The annual sessions of the National People's Congress (NPC), China's Parliament, and the National Committee of the Chinese People's Political Consultative Conference (CPPCC), the top political advisory body, opened on March 5 and 3, respectively.
People's Daily Online interviewed Vytautas Rimkus, a postgraduate student at Nankai University, who has been in China for six months. Though he's from Lithuania, he has spent quiet some years in UK studying his major in East Asian Business at the University of Sheffield.
The following is the interview with Vytautas.
People's Daily Online: What do you know about the National People's Congress (NPC) and the Chinese People's Political Consultative Conference (CPPCC), the two political annual sessions of China?
Vytautas Rimkus: I know that the NPC is the most important state mechanism in the PRC with the Standing Committee at the top. It has the power to change the constitution, elect the leaders of the state, and choose and approve country's developmental plans amongst other things. The CPPCC is an advisory political body consisting of primarily CCP members and affiliated parties, plus some independent members, which are mainly renowned public figures given places in the CPPCC as a badge of honor.
People's Daily Online: Are you interested in the sessions of NPC and CPPCC? Why?
Vytautas Rimkus: Yes. As a student in China I obviously have plans to tie my future with this country, so things discussed and decisions made by the NPC and CPPCC will most likely have some impact in my own future.
People's Daily Online: The 2013 sessions of NPC and CPPCC are the first national political sessions after the leadership transition of the Communist Party of China during the 18th National Congress of the CPC. What topics concern you the most?
Vytautas Rimkus: I am mostly interested in three issues: What steps will be taken for China to become a more advanced economy, what measures will the party take to work on rising income inequality and how the government plans to solve the environmental issues.
People's Daily Online: In recent years some foreign consular officials, executives and experts have been invited to attend the provincial NPC and CPPCC sessions. What do you think about this?
Vytautas Rimkus: I think this is an initiative showing that China is not a closed and backwards country which is opposite to what some people abroad imagine it to be.

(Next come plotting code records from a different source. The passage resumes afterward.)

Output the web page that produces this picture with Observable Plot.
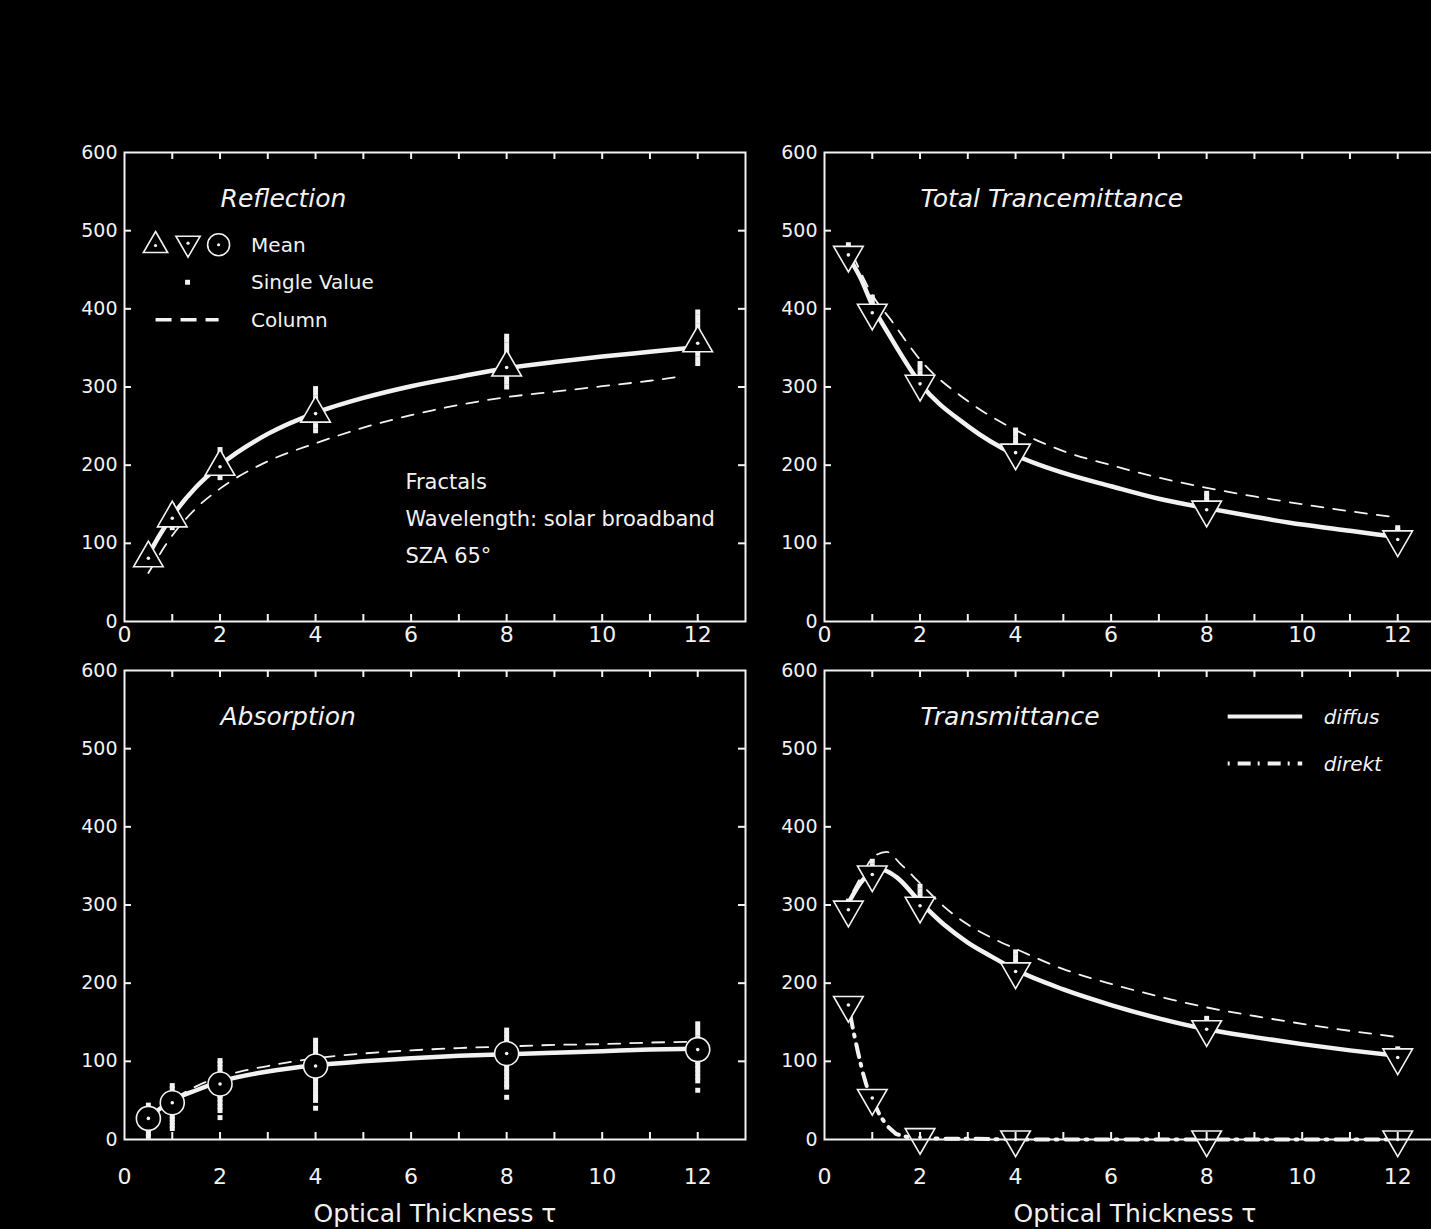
<!DOCTYPE html>
<html><head><meta charset="utf-8">
<script src="https://cdn.jsdelivr.net/npm/d3@7"></script>
<script src="https://cdn.jsdelivr.net/npm/@observablehq/plot@0.6"></script>
<style>
html,body{margin:0;padding:0;background:#000;width:1431px;height:1229px;overflow:hidden;}
#root{position:relative;width:1431px;height:1229px;background:#000;overflow:hidden;}
.panel{position:absolute;}
.panel svg{max-width:none !important;}
#ylab{position:absolute;left:35px;top:608px;transform:translate(-50%,-50%) rotate(-90deg);white-space:nowrap;font-family:"DejaVu Sans";font-size:22px;letter-spacing:1.5px;color:#f0f0f0;}
#ylab sup{font-size:15px;letter-spacing:0;}
</style></head>
<body><div id="root"><div id="ylab">Radiant Flux Density [Wm<sup>−2</sup>]</div></div>
<script>
// ---------- axes ----------
const xMinorTicks = [1,2,3,4,5,6,7,8,9,10,11,12];
const xTickLabels = [0,2,4,6,8,10,12];
const yMinorTicks = [100,200,300,400,500];
const yTickLabels = [0,100,200,300,400,500,600];

// ---------- optical thickness of the experiments ----------
const tau = [0.5, 1, 2, 4, 8, 12];

// ---------- Reflection ----------
const reflMean = [81, 132, 198, 266, 325, 356];
const reflSingle = [
  [74,78,82,86,90],
  [120,125,130,136,142,148],
  [184,190,196,202,208,214,220],
  [244,250,256,262,268,274,280,286,292,298],
  [300,306,312,318,324,330,336,342,348,354,360,365],
  [330,336,342,348,354,360,366,372,378,384,390,396]
];
const reflFitTau = [0.5,0.75,1,1.5,2,3,4,5,6,7,8,9,10,11,12];
const reflFit    = [85,112,135,172,200,240,267,286,301,313,324,332,339,345,351];
const reflColTau = [0.5,1,1.5,2,3,4,5,6,7,8,9,10,11,11.7];
const reflCol    = [62,110,145,170,205,228,248,264,277,287,294,301,308,314];

// ---------- Total Transmittance ----------
const ttMean = [469, 395, 304, 216, 143, 105];
const ttSingle = [
  [470,476,482],
  [400,405,410,415],
  [300,306,312,318,324,330],
  [210,216,222,228,234,240,245],
  [140,145,150,155,160,164],
  [104,108,112,116,120]
];
const ttFitTau = [0.55,0.75,1,1.4,2,3,4,5,6,7,8,9,10,11,12];
const ttFit    = [462,440,405,362,305,250,213,190,173,157,145,134,124,116,108];
const ttColTau = [0.6,1,1.4,2,3,4,5,6,7,8,9,10,11,12];
const ttCol    = [468,418,385,335,282,245,218,200,184,171,160,150,141,133];

// ---------- Absorption ----------
const absMean = [27, 47, 71, 94, 110, 115];
const absSingle = [
  [4,8,12,16,20,25,30,35,40,44],
  [14,18,22,26,30,35,40,45,50,55,60,65,69],
  [28,37,42,47,52,56,62,68,74,80,86,92,97,101],
  [40,50,54,58,63,68,73,78,84,90,96,102,108,113,118,123,127],
  [54,67,71,76,81,86,91,96,102,108,114,120,125,130,135,140],
  [63,75,80,85,90,95,100,106,112,118,124,130,136,142,148]
];
const absFitTau = [0.5,1,1.5,2,3,4,5,6,7,8,9,10,11,12];
const absFit    = [28,50,63,74,87,95,100,104,107,109,111,113,115,116];
const absColTau = [0.7,1,1.5,2,2.5,3,4,5,6,7,8,9,10,11,11.8];
const absCol    = [36,50,68,80,88,94,104,110,114,117,119,121,122,124,125];

// ---------- Transmittance: diffus / direkt ----------
const diffMean = [294, 339, 299, 215, 141, 105];
const diffSingle = [
  [290,295,300,305],
  [335,340,345,350,356],
  [295,300,306,312,318,324],
  [210,216,222,228,234,240],
  [140,145,150,155],
  [104,108,112,116]
];
const diffFitTau = [0.55,0.75,1,1.2,1.5,2,2.5,3,3.5,4,5,6,7,8,9,10,11,12];
const diffFit    = [308,328,342,345,336,304,275,252,234,217,192,172,155,141,131,122,114,107];
const diffColTau = [0.6,0.8,1,1.3,1.6,2,2.5,3,3.5,4,5,6,7,8,9,10,11,12];
const diffCol    = [318,340,360,368,352,328,298,275,258,244,218,199,183,169,158,148,139,131];
const dirMean = [172, 53, 3, 0, 0, 0];
const dirSingle = [[168,174],[50,56],[0,3,6],[0,2],[0,2],[0,2]];
const dirFitTau = [0.5,0.6,0.7,0.8,0.9,1,1.15,1.3,1.5,1.75,2,2.5,3,4,6,8,10,12];
const dirFit    = [172,140,112,86,65,52,32,18,7,3,2,1,1,0,0,0,0,0];

// ---------- drawing ----------
const FG = "#f2f2f2";
const FONT = "DejaVu Sans";
const FW = 621, FH = 469; // frame size in px

const pts = (xs, ys) => xs.map((x, i) => ({x, y: ys[i]}));
const singles = (lists) => tau.flatMap((t, i) => lists[i].map(v => ({x: t, y: v})));

const triDown = {
  draw(ctx, size) {
    const y = Math.sqrt(size / (3 * Math.sqrt(3)));
    const x = Math.sqrt(3) * y;
    ctx.moveTo(0, 2 * y); ctx.lineTo(x, -y); ctx.lineTo(-x, -y); ctx.closePath();
  }
};

function frameMarks(xPad) {
  return [
    Plot.ruleX(xMinorTicks, {insetTop: FH - 7, stroke: FG, strokeWidth: 2}),
    Plot.ruleX(xMinorTicks, {insetBottom: FH - 7, stroke: FG, strokeWidth: 2}),
    Plot.ruleY(yMinorTicks, {insetRight: FW - 7, stroke: FG, strokeWidth: 2}),
    Plot.ruleY(yMinorTicks, {insetLeft: FW - 7, stroke: FG, strokeWidth: 2}),
    Plot.frame({stroke: FG, strokeWidth: 2}),
    Plot.axisX(xTickLabels, {anchor: "bottom", tickSize: 0, tickPadding: xPad, fontSize: 22, label: null, fontFamily: FONT}),
    Plot.axisY(yTickLabels, {anchor: "left", tickSize: 0, tickPadding: 7, fontSize: 19, label: null, fontFamily: FONT})
  ];
}

function fitLine(xs, ys, opts = {}) {
  return Plot.line(pts(xs, ys), {x: "x", y: "y", curve: "monotone-x", stroke: FG, strokeWidth: 4.5, ...opts});
}
function colLine(xs, ys) {
  return Plot.line(pts(xs, ys), {x: "x", y: "y", curve: "monotone-x", stroke: FG, strokeWidth: 1.8, strokeDasharray: "12,10"});
}
function singleDots(lists) {
  return Plot.dot(singles(lists), {x: "x", y: "y", symbol: "square", r: 2.8, fill: FG, stroke: "none"});
}
function meanMarks(vals, symbol, r) {
  return [
    Plot.dot(pts(tau, vals), {x: "x", y: "y", symbol, r, fill: "#000", stroke: FG, strokeWidth: 1.6}),
    Plot.dot(pts(tau, vals), {x: "x", y: "y", r: 1.8, fill: FG, stroke: "none"})
  ];
}
function title(txt) {
  return Plot.text([txt], {x: 2.01, y: 541, textAnchor: "start", lineAnchor: "middle", fontSize: 25, fontStyle: "italic", fontFamily: FONT, fill: FG});
}
function xLabel() {
  return Plot.text(["Optical Thickness τ"], {frameAnchor: "bottom", dy: 74, lineAnchor: "middle", fontSize: 25, fontFamily: FONT, fill: FG});
}

function makePanel(cfg) {
  const svg = Plot.plot({
    width: cfg.width, height: cfg.height,
    marginLeft: cfg.ml, marginRight: cfg.mr, marginTop: cfg.mt, marginBottom: cfg.mb,
    x: {domain: [0, 13]},
    y: {domain: [0, 600]},
    style: {background: "#000", color: FG, fontFamily: FONT, overflow: "visible", maxWidth: "none"},
    marks: cfg.marks
  });
  svg.setAttribute("width", cfg.width);
  svg.setAttribute("height", cfg.height);
  svg.style.width = cfg.width + "px";
  svg.style.height = cfg.height + "px";
  const div = document.createElement("div");
  div.className = "panel";
  div.style.left = cfg.left + "px";
  div.style.top = cfg.top + "px";
  div.style.width = cfg.width + "px";
  div.style.height = cfg.height + "px";
  div.appendChild(svg);
  document.getElementById("root").appendChild(div);
}

// Reflection (top-left)
makePanel({
  left: 0, top: 0, width: 780, height: 660, ml: 124, mr: 35, mt: 152, mb: 39,
  marks: [
    colLine(reflColTau, reflCol),
    fitLine(reflFitTau, reflFit),
    singleDots(reflSingle),
    ...meanMarks(reflMean, "triangle", 11),
    title("Reflection"),
    // legend
    Plot.dot([0], {x: 0.65, y: 481, symbol: "triangle", r: 9, fill: "#000", stroke: FG, strokeWidth: 1.6}),
    Plot.dot([0], {x: 1.33, y: 484, symbol: triDown, r: 9, fill: "#000", stroke: FG, strokeWidth: 1.6}),
    Plot.dot([0], {x: 1.97, y: 482, r: 11, fill: "#000", stroke: FG, strokeWidth: 1.6}),
    Plot.dot([0.65, 1.33, 1.97], {x: d => d, y: [481, 484, 482], r: 1.6, fill: FG}),
    Plot.dot([0], {x: 1.32, y: 434, symbol: "square", r: 2.8, fill: FG}),
    Plot.link([0], {x1: 0.65, x2: 1.97, y1: 386, y2: 386, stroke: FG, strokeWidth: 3.5, strokeDasharray: "16,9"}),
    Plot.text(["Mean", "Single Value", "Column"], {x: 2.65, y: [481, 434, 385], textAnchor: "start", lineAnchor: "middle", fontSize: 20, fontFamily: FONT, fill: FG}),
    Plot.text(["Fractals", "Wavelength: solar broadband", "SZA 65°"], {x: 5.88, y: [178, 131, 84], textAnchor: "start", lineAnchor: "middle", fontSize: 21, fontFamily: FONT, fill: FG}),
    ...frameMarks(5)
  ]
});

// Total Transmittance (top-right)
makePanel({
  left: 780, top: 0, width: 680, height: 660, ml: 44, mr: 15, mt: 152, mb: 39,
  marks: [
    colLine(ttColTau, ttCol),
    fitLine(ttFitTau, ttFit),
    singleDots(ttSingle),
    ...meanMarks(ttMean, triDown, 11),
    title("Total Trancemittance"),
    ...frameMarks(5)
  ]
});

// Absorption (bottom-left)
makePanel({
  left: 0, top: 660, width: 780, height: 569, ml: 124, mr: 35, mt: 10, mb: 90,
  marks: [
    colLine(absColTau, absCol),
    fitLine(absFitTau, absFit),
    singleDots(absSingle),
    ...meanMarks(absMean, "circle", 12),
    title("Absorption"),
    xLabel(),
    ...frameMarks(29)
  ]
});

// Transmittance (bottom-right)
makePanel({
  left: 780, top: 660, width: 680, height: 569, ml: 44, mr: 15, mt: 10, mb: 90,
  marks: [
    colLine(diffColTau, diffCol),
    fitLine(diffFitTau, diffFit),
    fitLine(dirFitTau, dirFit, {strokeWidth: 4, strokeDasharray: "2,8,13,7", curve: "linear"}),
    singleDots(diffSingle),
    singleDots(dirSingle),
    ...meanMarks(diffMean, triDown, 11),
    ...meanMarks(dirMean, triDown, 11),
    title("Transmittance"),
    // legend
    Plot.link([0], {x1: 8.44, x2: 10.0, y1: 541, y2: 541, stroke: FG, strokeWidth: 4}),
    Plot.link([0], {x1: 8.44, x2: 10.0, y1: 481, y2: 481, stroke: FG, strokeWidth: 4, strokeDasharray: "2,8,13,7"}),
    Plot.text(["diffus", "direkt"], {x: 10.45, y: [540, 480], textAnchor: "start", lineAnchor: "middle", fontSize: 20, fontStyle: "italic", fontFamily: FONT, fill: FG}),
    xLabel(),
    ...frameMarks(29)
  ]
});
</script>
</body></html>
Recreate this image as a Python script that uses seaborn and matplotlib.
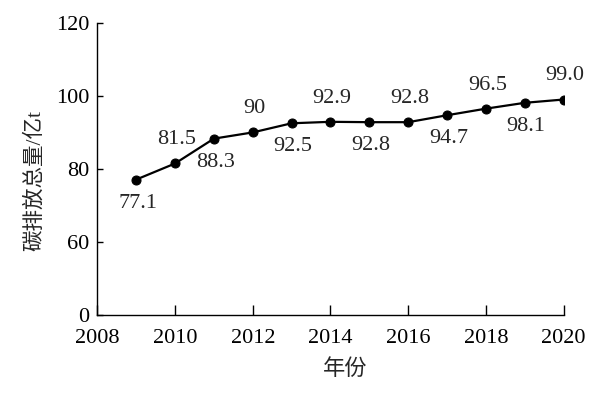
import pandas as pd
import matplotlib.pyplot as plt
import seaborn as sns

# Données : émissions de carbone (100 Mt)
years = [2009, 2010, 2011, 2012, 2013, 2014, 2015, 2016, 2017, 2018, 2019, 2020]
emissions = [77.1, 81.5, 88.3, 90, 92.5, 92.9, 92.8, 92.8, 94.7, 96.5, 98.1, 99.0]
labels = ["77.1", "81.5", "88.3", "90", "92.5", "92.9", "92.8", "92.8", "94.7", "96.5", "98.1", "99.0"]
# -1 = étiquette en dessous, 1 = au-dessus
label_side = [-1, 1, -1, 1, -1, 1, -1, 1, -1, 1, -1, 1]

x_ticks = [2008, 2010, 2012, 2014, 2016, 2018, 2020]
y_ticks = [40, 60, 80, 100, 120]
y_tick_labels = ["0", "60", "80", "100", "120"]  # axe coupé : 40 affiché comme 0

df = pd.DataFrame({"year": years, "value": emissions})

sns.set_style("ticks")
plt.rcParams['font.family'] = ['Liberation Serif', 'Noto Sans CJK SC']
plt.rcParams['axes.unicode_minus'] = False

fig = plt.figure(figsize=(6.14, 3.99), dpi=100)
ax = fig.add_axes([0.1585, 0.21, 0.7595, 0.733])

sns.lineplot(data=df, x="year", y="value", ax=ax, color="black", linewidth=1.6,
             marker="o", markersize=6.5, markeredgecolor="black", markerfacecolor="black")

for x, y, lab, side in zip(years, emissions, labels, label_side):
    ax.annotate(lab, (x, y), xytext=(1, 17 * side), textcoords="offset points",
                ha="center", va="center", fontsize=16, fontfamily="Liberation Serif")

ax.set_xlim(2008, 2020)
ax.set_ylim(40, 120)
ax.set_xticks(x_ticks)
ax.set_xticklabels([str(t) for t in x_ticks])
ax.set_yticks(y_ticks)
ax.set_yticklabels(y_tick_labels)
ax.tick_params(axis="x", direction="in", length=7, width=1, labelsize=16, pad=10, colors="black")
ax.tick_params(axis="y", direction="in", length=4, width=1, labelsize=16, pad=6, colors="black")

for side in ["top", "right"]:
    ax.spines[side].set_visible(False)
for side in ["left", "bottom"]:
    ax.spines[side].set_color("black")
    ax.spines[side].set_linewidth(1)

ax.set_xlabel("年份", fontsize=16)
ax.set_ylabel("碳排放总量/亿t", fontsize=15.5)
ax.xaxis.set_label_coords(0.531, -0.15)
ax.yaxis.set_label_coords(-0.112, 0.46)

plt.savefig("out.png", dpi=100)
plt.close()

People's Daily Online: What are the most satisfactory and the most dissatisfactory aspects in your daily life in China in recent years?
Vytautas Rimkus: I think that the satisfactory aspects are: Chinese people are incredibly friendly to foreigners, and they are very hard working and motivated people. China has an amazing culture, and has developed in an astonishing fast speed in recent decades.
The dissatisfactory aspects in my opinion are: the pollution, other environment issue and some hidden fees for consumers when trading.
People's Daily Online: What do your friends think about the annual political sessions of NPC and CPPCC?
Vytautas Rimkus: I have not had a chance to talk about it with my friends, but I believe my foreign friends would agree with most things I mentioned.